Project Goals
Aurora Solar’s platform enabled users to create highly accurate solar system designs, but they had to export those designs and spend many hours manually creating plan set documents outside of the software. The project aimed to automate plan set creation by transforming system design data into customizable, permit-ready architectural documents within the Aurora platform.
Problem
Solution
My Process
- Gather requirements: Outline regulatory standards and rules for plan set compliance in various jurisdictions throughout the United States.
- Discovery workshops: Lead interactive workshops with internal stakeholders to uncover pain points and common use cases, discuss solutions, and determine priorities.
- User research: Interview solar professionals and internal subject matter experts to understand the end-to-end process of solar projects as well as specific plan set tasks.
- Ideate: Sketch flows and create wireframes to pin down information architecture and dependencies.
- Feedback: Solicit feedback from a wide variety of stakeholders to meet all business requirements.
- Refine: Use feedback to iterate until we had the desired, lean initial solution.
- Ship: Work closely with engineers to build and ship the final designs.
Research & Analytics
In a highly technical industry and complex problem space, it was important that I spend time gathering information about solar projects from sales pitch to installation.
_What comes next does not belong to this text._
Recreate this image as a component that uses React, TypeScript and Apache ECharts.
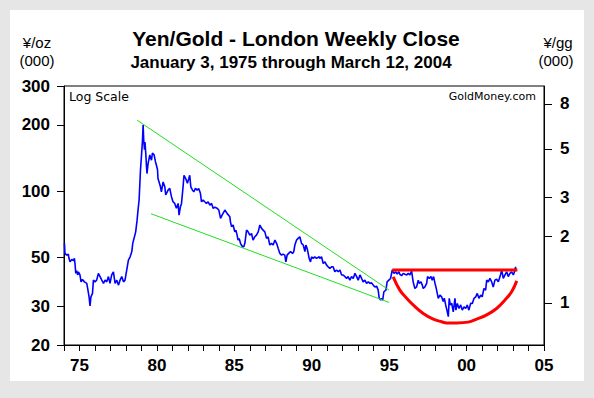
import React, { useEffect, useRef } from "react";
import * as echarts from "echarts";

// Yen price of gold, thousand yen per troy ounce (London weekly close)
const dates: number[] = [
  1975.03, 1975.06, 1975.17, 1975.28, 1975.32, 1975.39, 1975.5, 1975.61, 1975.67, 1975.71,
  1975.76, 1975.82, 1975.89, 1975.93, 1976.03, 1976.1, 1976.19, 1976.32, 1976.47, 1976.53,
  1976.62, 1976.68, 1976.74, 1976.84, 1976.9, 1977.0, 1977.11, 1977.22, 1977.33, 1977.44,
  1977.55, 1977.65, 1977.76, 1977.87, 1977.97, 1978.08, 1978.19, 1978.3, 1978.41, 1978.52,
  1978.62, 1978.73, 1978.84, 1978.94, 1979.05, 1979.16, 1979.27, 1979.38, 1979.44, 1979.55,
  1979.63, 1979.72, 1979.78, 1979.85, 1979.89, 1979.94, 1980.0, 1980.07, 1980.11, 1980.15,
  1980.2, 1980.23, 1980.28, 1980.33, 1980.36, 1980.43, 1980.54, 1980.65, 1980.71, 1980.82,
  1980.91, 1980.97, 1981.04, 1981.07, 1981.14, 1981.23, 1981.29, 1981.4, 1981.51, 1981.57,
  1981.72, 1981.83, 1981.94, 1982.04, 1982.15, 1982.26, 1982.37, 1982.43, 1982.52, 1982.59,
  1982.69, 1982.75, 1982.86, 1982.97, 1983.06, 1983.12, 1983.19, 1983.3, 1983.38, 1983.49,
  1983.6, 1983.7, 1983.81, 1983.88, 1983.98, 1984.09, 1984.2, 1984.31, 1984.42, 1984.53,
  1984.63, 1984.74, 1984.89, 1985.0, 1985.11, 1985.21, 1985.39, 1985.53, 1985.71, 1985.75,
  1985.82, 1985.92, 1986.03, 1986.1, 1986.18, 1986.24, 1986.31, 1986.4, 1986.46, 1986.53,
  1986.61, 1986.68, 1986.79, 1986.89, 1987.0, 1987.11, 1987.21, 1987.32, 1987.43, 1987.54,
  1987.65, 1987.76, 1987.86, 1987.97, 1988.08, 1988.18, 1988.29, 1988.4, 1988.51, 1988.62,
  1988.73, 1988.83, 1988.94, 1989.05, 1989.15, 1989.26, 1989.33, 1989.41, 1989.54, 1989.63,
  1989.76, 1989.84, 1989.91, 1990.02, 1990.12, 1990.23, 1990.34, 1990.45, 1990.56, 1990.62,
  1990.7, 1990.77, 1990.83, 1990.92, 1990.99, 1991.09, 1991.2, 1991.31, 1991.48, 1991.52,
  1991.63, 1991.74, 1991.85, 1991.96, 1992.06, 1992.17, 1992.28, 1992.38, 1992.49, 1992.6,
  1992.71, 1992.82, 1992.93, 1993.03, 1993.14, 1993.25, 1993.35, 1993.46, 1993.57, 1993.68,
  1993.79, 1993.9, 1994.0, 1994.11, 1994.22, 1994.32, 1994.43, 1994.54, 1994.65, 1994.76,
  1994.87, 1994.97, 1995.08, 1995.19, 1995.29, 1995.36, 1995.45, 1995.51, 1995.58, 1995.66,
  1995.79, 1995.87, 1995.98, 1996.09, 1996.2, 1996.31, 1996.42, 1996.52, 1996.63, 1996.69,
  1996.8, 1996.91, 1997.02, 1997.13, 1997.23, 1997.34, 1997.45, 1997.55, 1997.66, 1997.77,
  1997.88, 1997.94, 1998.05, 1998.14, 1998.2, 1998.31, 1998.42, 1998.48, 1998.59, 1998.7,
  1998.78, 1998.87, 1998.96, 1999.02, 1999.13, 1999.17, 1999.28, 1999.39, 1999.49, 1999.56,
  1999.65, 1999.73, 1999.82, 1999.88, 1999.95, 2000.04, 2000.14, 2000.25, 2000.31, 2000.4,
  2000.51, 2000.62, 2000.72, 2000.83, 2000.94, 2001.04, 2001.15, 2001.26, 2001.37, 2001.48,
  2001.59, 2001.69, 2001.8, 2001.91, 2002.01, 2002.12, 2002.23, 2002.3, 2002.4, 2002.51,
  2002.62, 2002.72, 2002.83, 2002.94, 2003.05, 2003.16, 2003.27, 2003.37, 2003.48, 2003.59,
  2003.69, 2003.8, 2003.91, 2004.02, 2004.13, 2004.16, 2004.19,
];

const yenPerOz: number[] = [
  57.9, 52.2, 51.2, 51.7, 49.5, 47.7, 48.9, 48.3, 49.5, 46.9,
  42.3, 43.5, 41.6, 43.0, 41.6, 38.7, 39.7, 38.7, 38.1, 36.1,
  33.1, 30.1, 33.1, 34.3, 39.4, 38.7, 39.4, 42.3, 40.9, 39.4,
  38.1, 39.4, 38.7, 40.9, 38.1, 41.6, 43.0, 38.1, 39.4, 37.4,
  39.4, 40.9, 38.7, 39.4, 43.8, 48.6, 50.3, 53.1, 57.9, 62.0,
  65.3, 73.8, 82.0, 91.0, 104.6, 125, 143.4, 170, 199.5, 170,
  154, 167, 148.8, 128.7, 120.1, 133.3, 146, 138, 148.8, 146,
  135.6, 131, 125, 114, 110, 104.6, 99.2, 110, 104.6, 96,
  101, 102.8, 94.3, 89.4, 87.9, 83.5, 87.9, 77.8, 84.9, 87.9,
  104.6, 118, 114, 108.4, 114, 118, 104.6, 101, 99.2, 102.8,
  101, 102.8, 97.7, 89.4, 91, 89.4, 87.9, 89.4, 86.4, 87.9,
  83.5, 84.4, 83.5, 82, 75.2, 77.8, 82, 79.2, 76.4, 72.5,
  68.9, 70.1, 65.3, 66.5, 63.1, 59.9, 61.0, 57.9, 56.9, 55.9,
  55.9, 57.9, 66.5, 65.3, 63.1, 64.2, 59.9, 62.0, 63.1, 65.3,
  70.1, 67.7, 66.5, 65.3, 61.0, 62.0, 56.9, 57.9, 56.9, 59.9,
  57.9, 55.0, 52.1, 51.2, 51.7, 51.2, 47.7, 51.2, 52.4, 53.1,
  52.1, 53.1, 56.9, 59.9, 61.0, 62.0, 57.9, 56.9, 53.1, 56.9,
  55.0, 52.1, 49.5, 47.7, 50.3, 49.5, 50.3, 49.5, 50.3, 49.5,
  50.3, 46.9, 47.7, 46.1, 45.3, 44.6, 45.3, 45.3, 43.0, 43.8,
  43.0, 43.8, 41.6, 41.6, 40.9, 40.1, 40.9, 39.4, 40.9, 40.1,
  42.3, 40.9, 39.4, 41.6, 40.1, 38.7, 39.4, 38.1, 38.7, 38.1,
  38.3, 37.4, 36.7, 37.0, 35.5, 32.6, 32.0, 32.6, 32.0, 34.9,
  35.5, 38.7, 39.4, 40.1, 43.8, 42.3, 43.0, 42.0, 43.0, 41.9,
  41.3, 42.3, 41.9, 41.6, 42.3, 41.6, 43.3, 38.7, 36.1, 36.7,
  39.4, 38.1, 38.7, 37.4, 36.1, 36.7, 38.1, 40.9, 40.1, 40.9,
  39.4, 40.9, 38.1, 36.7, 33.7, 32.6, 33.7, 33.1, 31.5, 32.6,
  30.4, 28.8, 26.9, 32.6, 30.4, 30.9, 28.3, 32.6, 28.8, 30.9,
  29.3, 30.4, 28.8, 29.8, 29.3, 30.4, 28.8, 30.9, 30.9, 32.6,
  33.1, 34.3, 32.6, 33.7, 33.1, 36.1, 35.5, 39.4, 38.7, 40.1,
  38.7, 36.7, 39.4, 39.8, 38.7, 40.9, 43.8, 40.1, 41.6, 43.0,
  40.9, 42.3, 43.0, 41.6, 43.8, 45.3, 43.3,
];

// Trend lines drawn on the chart (year, thousand yen/oz)
const upperTrendYears = [1979.72, 1996.0];
const upperTrendValues = [210, 35.5];
const lowerTrendYears = [1980.62, 1996.0];
const lowerTrendValues = [78.9, 31.2];
const resistanceYears = [1996.2, 2004.28];
const resistanceValues = [43.8, 43.8];
const bowlYears = [
  1996.26, 1996.69, 1997.13, 1997.55, 1998.2, 1998.85, 1999.39, 1999.71,
  2000.36, 2001.11, 2001.65, 2002.3, 2002.94, 2003.48, 2003.91, 2004.24,
];
const bowlValues = [
  40.8, 35.5, 32.6, 30.4, 27.8, 26.2, 25.5, 25.2,
  25.2, 25.4, 26.2, 27.4, 29.3, 32.0, 34.9, 39.1,
];

// Axes
const GRAMS_PER_OZ = 31.1035;
const leftTicks = [20, 30, 50, 100, 200, 300];
const rightTicks = [1, 2, 3, 5, 8];
const xTickYears = Array.from({ length: 32 }, (_, i) => 1975 + i);
const xLabelYears = [1976, 1981, 1986, 1991, 1996, 2001, 2006];
const xLabels = ["75", "80", "85", "90", "95", "00", "05"];

const zip = (xs: number[], ys: number[]) => xs.map((x, i) => [x, ys[i]]);

const FONT = '"Liberation Sans", Arial, sans-serif';

export default function App() {
  const ref = useRef<HTMLDivElement>(null);

  useEffect(() => {
    if (!ref.current) return;
    const chart = echarts.init(ref.current, undefined, { renderer: "svg" });
    const axisLabelStyle = {
      color: "#000",
      fontFamily: FONT,
      fontWeight: "bold" as const,
      fontSize: 17,
    };
    chart.setOption({
      animation: false,
      backgroundColor: "transparent",
      grid: {
        left: 64,
        top: 86,
        width: 480,
        height: 259,
        show: true,
        borderColor: "#000",
        borderWidth: 1,
        backgroundColor: "#fff",
      },
      xAxis: {
        type: "value",
        min: 1975,
        max: 2006,
        interval: 1,
        splitLine: { show: false },
        axisLine: { show: true, onZero: false, lineStyle: { color: "#000", width: 1 } },
        axisTick: {
          show: true,
          length: 6,
          customValues: xTickYears,
          lineStyle: { color: "#000" },
        },
        axisLabel: {
          ...axisLabelStyle,
          margin: 12,
          customValues: xLabelYears,
          formatter: (v: number) => {
            const i = xLabelYears.indexOf(Math.round(v));
            return i >= 0 ? xLabels[i] : "";
          },
        },
      },
      yAxis: [
        {
          type: "log",
          logBase: 10,
          min: 20,
          max: 300,
          position: "left",
          splitLine: { show: false },
          axisLine: { show: true, lineStyle: { color: "#000" } },
          axisTick: { show: true, length: 7, customValues: leftTicks, lineStyle: { color: "#000" } },
          axisLabel: {
            ...axisLabelStyle,
            margin: 14,
            customValues: leftTicks,
            formatter: (v: number) => String(Math.round(v)),
          },
        },
        {
          type: "log",
          logBase: 10,
          min: 20 / GRAMS_PER_OZ,
          max: 300 / GRAMS_PER_OZ,
          position: "right",
          splitLine: { show: false },
          axisLine: { show: true, lineStyle: { color: "#000" } },
          axisTick: { show: true, length: 8, customValues: rightTicks, lineStyle: { color: "#000" } },
          axisLabel: {
            ...axisLabelStyle,
            margin: 16,
            customValues: rightTicks,
            formatter: (v: number) => String(Math.round(v)),
          },
        },
      ],
      series: [
        {
          name: "Yen/Gold",
          type: "line",
          data: zip(dates, yenPerOz),
          showSymbol: false,
          symbol: "none",
          lineStyle: { color: "#0000ff", width: 1.6 },
          z: 2,
        },
        {
          name: "Upper trend",
          type: "line",
          data: zip(upperTrendYears, upperTrendValues),
          symbol: "none",
          lineStyle: { color: "#22dd22", width: 1 },
          z: 3,
        },
        {
          name: "Lower trend",
          type: "line",
          data: zip(lowerTrendYears, lowerTrendValues),
          symbol: "none",
          lineStyle: { color: "#22dd22", width: 1 },
          z: 3,
        },
        {
          name: "Resistance",
          type: "line",
          data: zip(resistanceYears, resistanceValues),
          symbol: "none",
          lineStyle: { color: "#ff0000", width: 3 },
          z: 4,
        },
        {
          name: "Bowl",
          type: "line",
          data: zip(bowlYears, bowlValues),
          symbol: "none",
          smooth: 0.4,
          lineStyle: { color: "#ff0000", width: 3 },
          z: 4,
        },
      ],
      graphic: [
        {
          type: "text",
          x: 296,
          y: 38,
          style: {
            text: "Yen/Gold - London Weekly Close",
            font: `bold 21px ${FONT}`,
            fill: "#000",
            textAlign: "center",
            textVerticalAlign: "middle",
          },
        },
        {
          type: "text",
          x: 291,
          y: 62,
          style: {
            text: "January 3, 1975 through March 12, 2004",
            font: `bold 17px ${FONT}`,
            fill: "#000",
            textAlign: "center",
            textVerticalAlign: "middle",
          },
        },
        {
          type: "text",
          x: 37,
          y: 42,
          style: {
            text: "¥/oz",
            font: `15px ${FONT}`,
            fill: "#000",
            textAlign: "center",
            textVerticalAlign: "middle",
          },
        },
        {
          type: "text",
          x: 37,
          y: 60,
          style: {
            text: "(000)",
            font: `15px ${FONT}`,
            fill: "#000",
            textAlign: "center",
            textVerticalAlign: "middle",
          },
        },
        {
          type: "text",
          x: 558,
          y: 42,
          style: {
            text: "¥/gg",
            font: `15px ${FONT}`,
            fill: "#000",
            textAlign: "center",
            textVerticalAlign: "middle",
          },
        },
        {
          type: "text",
          x: 556,
          y: 60,
          style: {
            text: "(000)",
            font: `15px ${FONT}`,
            fill: "#000",
            textAlign: "center",
            textVerticalAlign: "middle",
          },
        },
        {
          type: "text",
          x: 69,
          y: 96,
          style: {
            text: "Log Scale",
            font: `12.5px "DejaVu Sans", sans-serif`,
            fill: "#000",
            textAlign: "left",
            textVerticalAlign: "middle",
          },
        },
        {
          type: "text",
          x: 536,
          y: 96,
          style: {
            text: "GoldMoney.com",
            font: `11px "DejaVu Sans", sans-serif`,
            fill: "#000",
            textAlign: "right",
            textVerticalAlign: "middle",
          },
        },
      ],
    });
    return () => chart.dispose();
  }, []);

  return (
    <div
      style={{
        position: "absolute",
        left: 0,
        top: 0,
        width: 594,
        height: 398,
        background: "#e6e6e6",
      }}
    >
      <div
        style={{
          position: "absolute",
          left: 10,
          top: 10,
          width: 574,
          height: 371,
          background: "#fff",
        }}
      />
      <div
        ref={ref}
        style={{ position: "absolute", left: 0, top: 0, width: 594, height: 398 }}
      />
    </div>
  );
}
- Regulatory research: Understand regulatory standards and rules for compliance in various jurisdictions throughout the United States.
- Expert consultation: Consult with internal subject matter experts regarding solar industry standards and best practices, both in regards to plan set documents and broader solar installation processes.
- User interviews: Understand actual user needs and requirements through direct conversations with a variety of solar professionals.
- Amplitude data: Review quantitative data on existing user behavior to find gaps in the current experience, particularly around AHJs.
Core Principles
Data accuracy
- Ensure that AHJ requirements database is up to date and accurate
- Give users confidence that they can trust the automated requirements for the jurisdictions
Customizability
- Allow users to correct or customize requirements for specific situations
- Enable users to provide additional notes and data for their own uses
Permit readiness
- Show users what codes will be enforced so they know what to do to prevent rejected permits
- Give users information ahead of time to expedite permitting processes
Project Execution
This project required a significant amount of discovery to be done upfront and quickly. I began by leading discovery workshops with internal stakeholders and subject matter experts, collaborating with a ux researcher to interview solar plan set specialists, and gathering data using analytics tooling to understand current user activity. With a better understanding of the business requirements and user needs, I began diagramming workflows and sketching UI concepts in order to arrive at a solution that would be lean and extensible, gathering feedback from colleagues and testing with users. Once I arrived at an approved final solution, I worked closely with engineers across various teams to build the design and any necessary dependencies.
Result
In the six months that I worked on this project, I was able to research, design, iterate, test, and ship three pieces of the overall automated plan set functionality: site plans, labels and placards, and specification sheets (as well as line diagrams, which I picked up and finished from a previous designer). I also worked on a related project to establish a more robust and accurate AHJ database, which would feed data to the automated plan sets. The MVP solution we released was able to instantly produce a permit-ready plan set for our targeted initial jurisdiction; a task that could have taken a plan set designer 1-8 hours to complete manually.